When the Texas Board of Education voted to mandate Bible stories in public school curriculum, they may have expected a domestic kerfuffle. What they did not anticipate was the Foreign Office stepping in with a warning about religious freedom backlash across the Anglosphere. For those of us who prefer our statecraft without Sunday school, this is a curious collision of education and diplomacy.
Let us be clear: the decision is not about teaching comparative religion or historical context. It is about mandating specific narratives from the King James Bible as part of early literacy. The argument, presumably, is that these stories are foundational to Western culture. But in a nation already riven by culture wars, this feels less like a literary appreciation class and more like a doctrinal test.
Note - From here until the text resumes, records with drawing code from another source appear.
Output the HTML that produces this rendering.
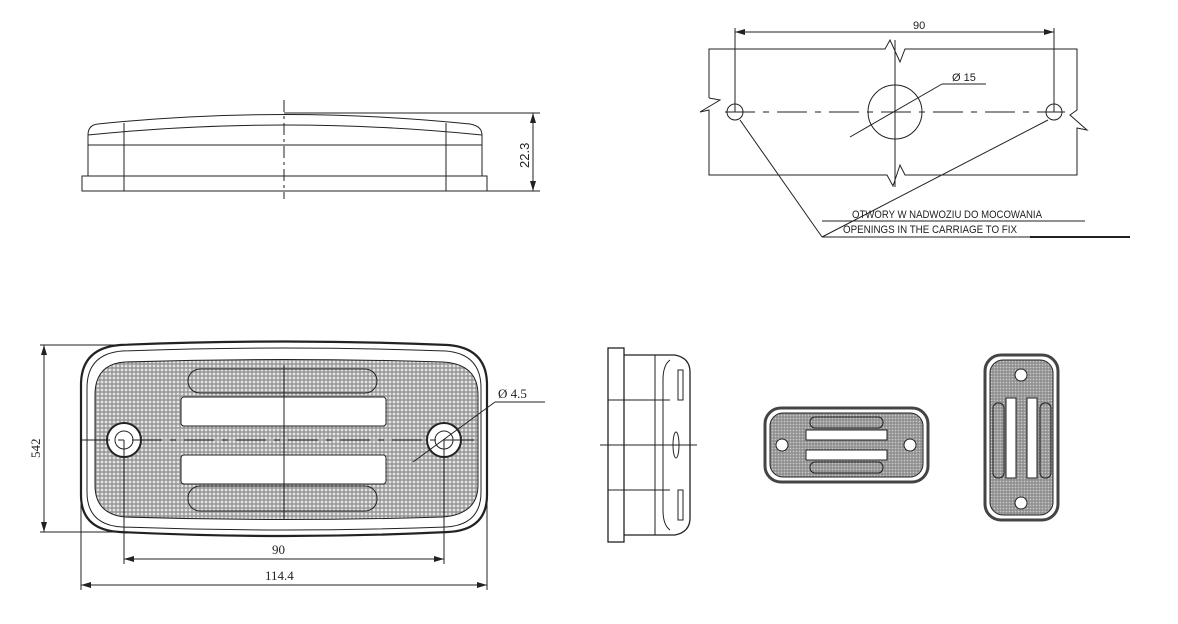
<!DOCTYPE html>
<html><head><meta charset="utf-8"><style>
html,body{margin:0;padding:0;background:#fff;width:1178px;height:624px;overflow:hidden}
text{font-family:"Liberation Serif",serif;fill:#222}
.s{font-family:"Liberation Sans",sans-serif}
</style></head><body>
<svg width="1178" height="624" viewBox="0 0 1178 624" xmlns="http://www.w3.org/2000/svg">
<defs>
<pattern id="hx" width="4" height="4" patternUnits="userSpaceOnUse">
<rect width="4" height="4" fill="#9a9a9a"/><circle cx="2" cy="2" r="1.4" fill="#e4e4e4"/>
</pattern>
<pattern id="hx2" width="3" height="3" patternUnits="userSpaceOnUse">
<rect width="3" height="3" fill="#8f8f8f"/><circle cx="1.5" cy="1.5" r="0.9" fill="#c8c8c8"/>
</pattern>
<marker id="a" viewBox="0 0 10 6" refX="10" refY="3" markerWidth="10" markerHeight="6" orient="auto-start-reverse" markerUnits="userSpaceOnUse"><path d="M0,0 L10,3 L0,6 z" fill="#222"/></marker>
</defs>
<g fill="none" stroke="#222" stroke-width="1">
<!-- top-left side view -->
<rect x="82" y="176" width="405" height="15"/>
<path d="M88,176 V135 Q88,125 98,124 Q284,105 470,124 Q482,126 482,135 V176"/>
<path d="M88,135 Q284,115 482,135"/>
<line x1="88" y1="145" x2="482" y2="145"/>
<line x1="124" y1="123" x2="124" y2="191"/><line x1="446" y1="123" x2="446" y2="191"/>
<line x1="284" y1="100" x2="284" y2="199" stroke-dasharray="12,4,3,4"/>
<line x1="284" y1="113" x2="540" y2="113"/><line x1="487" y1="191" x2="540" y2="191"/>
<line x1="533" y1="113" x2="533" y2="191" marker-start="url(#a)" marker-end="url(#a)"/>
<!-- top-right mounting -->
<line x1="735" y1="28" x2="735" y2="112"/><line x1="1054" y1="28" x2="1054" y2="112"/>
<line x1="735" y1="32" x2="1054" y2="32" marker-start="url(#a)" marker-end="url(#a)"/>
<path d="M709,98 V49 H885 L890,40 L900,62 L905,49 H1077 V110 L1070,115 L1087,130 L1077,128 V175 H905 L900,165 L893,186 L887,175 H709 V110 L700,112 L720,100 L709,98"/>
<circle cx="735" cy="112" r="8"/><circle cx="1054" cy="112" r="8"/>
<circle cx="895" cy="112" r="27"/>
<line x1="725" y1="112" x2="1065" y2="112" stroke-dasharray="30,8,6,8"/>
<line x1="895" y1="40" x2="895" y2="187"/>
<line x1="850" y1="137" x2="942" y2="84"/><line x1="942" y1="84" x2="986" y2="84"/>
<line x1="740" y1="120" x2="822" y2="237"/><line x1="1048" y1="120" x2="822" y2="237"/>
<line x1="822" y1="221" x2="1085" y2="221"/><line x1="822" y1="237" x2="1130" y2="237"/>
<line x1="1030" y1="237" x2="1130" y2="237" stroke-width="2"/>
<!-- front view -->
<path d="M120,345 Q284,338 448,345 Q487,348 487,385 V495 Q487,530 448,532 Q284,540 120,532 Q81,530 81,495 V385 Q81,348 120,345 Z" stroke-width="2.2"/>
<path d="M122,351 Q284,345 446,351 Q481,354 481,388 V492 Q481,525 446,527 Q284,533 122,527 Q87,525 87,492 V388 Q87,354 122,351 Z"/>
<path d="M125,362 Q284,357 443,362 Q478,364 478,395 V485 Q478,514 443,517 Q284,522 125,517 Q95,514 95,485 V395 Q95,364 125,362 Z" fill="url(#hx)"/>
<rect x="188" y="369" width="189" height="24" rx="12" fill="url(#hx)"/>
<rect x="188" y="486" width="189" height="25" rx="12" fill="url(#hx)"/>
<rect x="181" y="397" width="205" height="29" rx="3" fill="#fff"/>
<rect x="181" y="455" width="205" height="29" rx="3" fill="#fff"/>
<circle cx="124" cy="440" r="17" fill="#fff" stroke-width="2"/><circle cx="124" cy="440" r="9"/>
<circle cx="444" cy="440" r="17" fill="#fff" stroke-width="2"/><circle cx="444" cy="440" r="9"/>
<line x1="80" y1="440" x2="480" y2="440" stroke-dasharray="30,8,6,8"/>
<line x1="284" y1="365" x2="284" y2="520"/>
<line x1="413" y1="462" x2="495" y2="402"/><line x1="495" y1="402" x2="545" y2="402"/>
<line x1="40" y1="345" x2="120" y2="345"/><line x1="40" y1="532" x2="120" y2="532"/>
<line x1="44" y1="345" x2="44" y2="532" marker-start="url(#a)" marker-end="url(#a)"/>
<line x1="124" y1="440" x2="124" y2="564"/><line x1="444" y1="440" x2="444" y2="564"/>
<line x1="124" y1="559" x2="444" y2="559" marker-start="url(#a)" marker-end="url(#a)"/>
<line x1="81" y1="500" x2="81" y2="590"/><line x1="487" y1="500" x2="487" y2="590"/>
<line x1="81" y1="585" x2="487" y2="585" marker-start="url(#a)" marker-end="url(#a)"/>
<!-- small side view -->
<rect x="608" y="348" width="16" height="194" stroke-width="1.3"/>
<path d="M624,355 H675 Q690,358 690,372 V518 Q690,532 675,535 H624" stroke-width="1.3"/>
<path d="M670,360 Q663,365 663,380 V510 Q663,525 670,530"/>
<line x1="655" y1="355" x2="655" y2="535"/>
<line x1="608" y1="400" x2="670" y2="400"/><line x1="608" y1="490" x2="670" y2="490"/>
<line x1="600" y1="445" x2="697" y2="445"/>
<rect x="678" y="370" width="5" height="30"/><rect x="678" y="490" width="5" height="30"/>
<ellipse cx="676" cy="445" rx="3" ry="13"/>
<!-- small front -->
<rect x="765" y="408" width="163" height="74" rx="16" stroke-width="3" stroke="#444"/>
<rect x="770" y="413" width="153" height="64" rx="13" fill="url(#hx2)"/>
<rect x="810" y="417" width="73" height="11" rx="5" fill="url(#hx2)"/>
<rect x="810" y="462" width="73" height="11" rx="5" fill="url(#hx2)"/>
<rect x="806" y="430" width="81" height="10" fill="#fff"/>
<rect x="806" y="450" width="81" height="10" fill="#fff"/>
<circle cx="782" cy="445" r="6" fill="#fff"/><circle cx="910" cy="445" r="6" fill="#fff"/>
<!-- small vertical -->
<rect x="985" y="355" width="73" height="165" rx="16" stroke-width="3" stroke="#444"/>
<rect x="990" y="360" width="63" height="155" rx="13" fill="url(#hx2)"/>
<rect x="993" y="403" width="11" height="75" rx="5" fill="url(#hx2)"/>
<rect x="1040" y="403" width="11" height="75" rx="5" fill="url(#hx2)"/>
<rect x="1006" y="398" width="10" height="80" fill="#fff"/>
<rect x="1027" y="398" width="10" height="80" fill="#fff"/>
<circle cx="1021" cy="375" r="6" fill="#fff"/><circle cx="1021" cy="503" r="6" fill="#fff"/>
</g>
<text x="913" y="29" font-size="11" class="s">90</text>
<text x="952" y="81" font-size="11" class="s">Ø 15</text>
<text x="852" y="218" font-size="11" class="s" textLength="190" lengthAdjust="spacingAndGlyphs">OTWORY W NADWOZIU DO MOCOWANIA</text>
<text x="843" y="233" font-size="11" class="s" textLength="174" lengthAdjust="spacingAndGlyphs">OPENINGS IN THE CARRIAGE TO FIX</text>
<text transform="translate(529,168) rotate(-90)" font-size="13" class="s">22.3</text>
<text transform="translate(40,458) rotate(-90)" font-size="13">542</text>
<text x="498" y="398" font-size="13">Ø  4.5</text>
<text x="272" y="554" font-size="13">90</text>
<text x="265" y="580" font-size="13">114.4</text>
</svg>
</body></html>
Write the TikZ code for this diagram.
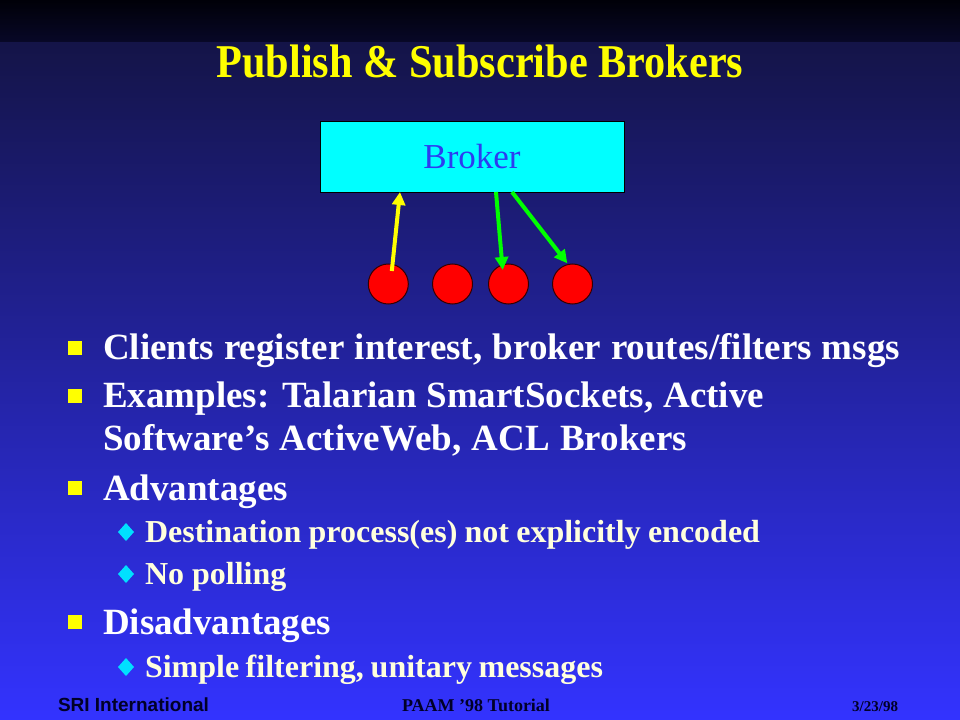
\documentclass[tikz,border=0pt]{standalone}
\usepackage{fontspec}
\setmainfont{Liberation Serif}
\setsansfont{Liberation Sans}
\usetikzlibrary{arrows.meta,shapes.geometric,calc}

\definecolor{stripdark}{RGB}{0,0,8}
\definecolor{stripnavy}{RGB}{8,8,40}
\definecolor{slidetop}{RGB}{20,20,72}
\definecolor{slidebot}{RGB}{51,51,255}
\definecolor{brokerfill}{RGB}{0,255,255}
\definecolor{brokerblue}{RGB}{45,60,240}
\definecolor{ivory}{RGB}{255,255,221}
\definecolor{hiyellow}{RGB}{255,255,0}
\definecolor{higreen}{RGB}{0,255,0}
\definecolor{clientred}{RGB}{255,0,0}
\definecolor{bulletcyan}{RGB}{0,224,255}
\definecolor{footink}{RGB}{0,0,40}

\tikzset{
  every node/.style={inner sep=0pt, outer sep=0pt},
  heading/.style={text=hiyellow, anchor=base, font=\bfseries\fontsize{47bp}{54bp}\selectfont},
  bulletline/.style={anchor=base west, text=white, font=\bfseries\fontsize{37bp}{44bp}\selectfont},
  subline/.style={anchor=base west, text=ivory, font=\bfseries\fontsize{32bp}{38bp}\selectfont},
  sqbullet/.style={fill=hiyellow, minimum size=14bp},
  dmbullet/.style={diamond, fill=bulletcyan, minimum width=16bp, minimum height=18bp},
  brokerbox/.style={fill=brokerfill, draw=black, line width=0.8bp, minimum width=304bp, minimum height=71bp,
    text=brokerblue, font=\fontsize{35bp}{40bp}\selectfont},
  client/.style={circle, fill=clientred, draw=black!80!red, line width=1bp, minimum size=40bp},
  pubarrow/.style={hiyellow, line width=4bp, -{Triangle[length=13bp,width=13bp]}},
  subarrow/.style={higreen, line width=4bp, -{Triangle[length=13bp,width=13bp]}},
  footer/.style={text=footink, anchor=base west}
}

\begin{document}
\begin{tikzpicture}[x=1bp, y=-1bp]
  \useasboundingbox (0,0) rectangle (960,720);
  % slide background
  \shade[top color=stripdark, bottom color=stripnavy] (0,0) rectangle (960,43);
  \shade[top color=slidetop, bottom color=slidebot] (0,43) rectangle (960,720);

  \node[heading] (title) at (480,78) {\scalebox{0.9}[1]{Publish \& Subscribe Brokers}};

  % broker and clients
  \node[brokerbox] (broker) at (472,156.5) {Broker};
  \node[client] (c1) at (388.3,284) {};
  \node[client] (c2) at (452.5,284) {};
  \node[client] (c3) at (508.5,284) {};
  \node[client] (c4) at (572.5,284) {};
  \coordinate (pubin) at (400,192);
  \coordinate (subout1) at (496,192);
  \coordinate (subout2) at (512,192);

  \draw[pubarrow] ($(c1)+(3.5,-13)$) -- (pubin);
  \draw[subarrow] (subout1) -- ($(c3)+(-5.8,-14)$);
  \draw[subarrow] (subout2) -- ($(c4)+(-5.2,-20.7)$);

  % bullet list
  \node[sqbullet] (b1) at (75,348) {};
  \node[bulletline] (t1) at (103,359) {\makebox[797bp][s]{Clients register interest, broker routes/filters msgs}};
  \node[sqbullet] (b2) at (75,396) {};
  \node[bulletline] (t2) at (103,407) {\makebox[661bp][s]{Examples: Talarian SmartSockets, Active}};
  \node[bulletline] (t2b) at (103,450) {\makebox[584bp][s]{Software’s ActiveWeb, ACL Brokers}};
  \node[sqbullet] (b3) at (75,488) {};
  \node[bulletline] (t3) at (103,500) {Advantages};
  \node[dmbullet] (d1) at (126,532) {};
  \node[subline] (s1) at (145,542) {\makebox[615bp][s]{Destination process(es) not explicitly encoded}};
  \node[dmbullet] (d2) at (126,574) {};
  \node[subline] (s2) at (145,584) {No polling};
  \node[sqbullet] (b4) at (75,622) {};
  \node[bulletline] (t4) at (103,634) {Disadvantages};
  \node[dmbullet] (d3) at (126,667) {};
  \node[subline] (s3) at (145,677) {\makebox[458bp][s]{Simple filtering, unitary messages}};

  % footer
  \node[footer, font=\sffamily\bfseries\fontsize{19bp}{22bp}\selectfont] (sri) at (58,711) {SRI International};
  \node[footer, font=\bfseries\fontsize{18bp}{21bp}\selectfont] (paam) at (402,711) {PAAM ’98 Tutorial};
  \node[footer, font=\bfseries\fontsize{15bp}{18bp}\selectfont, anchor=base east] (date) at (898,711) {3/23/98};
\end{tikzpicture}
\end{document}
The British response has been measured but pointed. Whitehall sources mutter about 'religious freedom' and 'social cohesion'. The subtext is that America's ongoing experiment with secularism is wobbling, and its ripple effects could unsettle the delicate balance of multi-faith societies from Sydney to London. One can almost hear the sighs in Whitehall: 'Here we go again.'
On the ground in Texas, parents are divided. Some welcome the return of moral instruction. Others worry about their Jewish, Muslim or non-religious children being othered. The teachers' unions are apoplectic. They wonder how to teach the story of Noah's Ark to a class that includes a Hindu child who has just heard about Vishnu's avatars. The answer, from the statehouse, seems to be: 'Don't worry about it.'
This is not merely an American story. The Anglosphere has long prided itself on a sort of genial secularism, where faith is private and schools are for facts. Texas is testing that assumption. If the mandate survives legal challenges and political storms, it may embolden similar moves elsewhere. Already, conservative voices in the UK are murmuring about 'Christian heritage' in the classroom.
But the real cost is to the children. They will be the ones learning that some holy texts are more equal than others. They will be the ones navigating the social fallout of a curriculum that picks sides. And they will be the ones who, twenty years from now, may inherit a society less tolerant than the one we have now.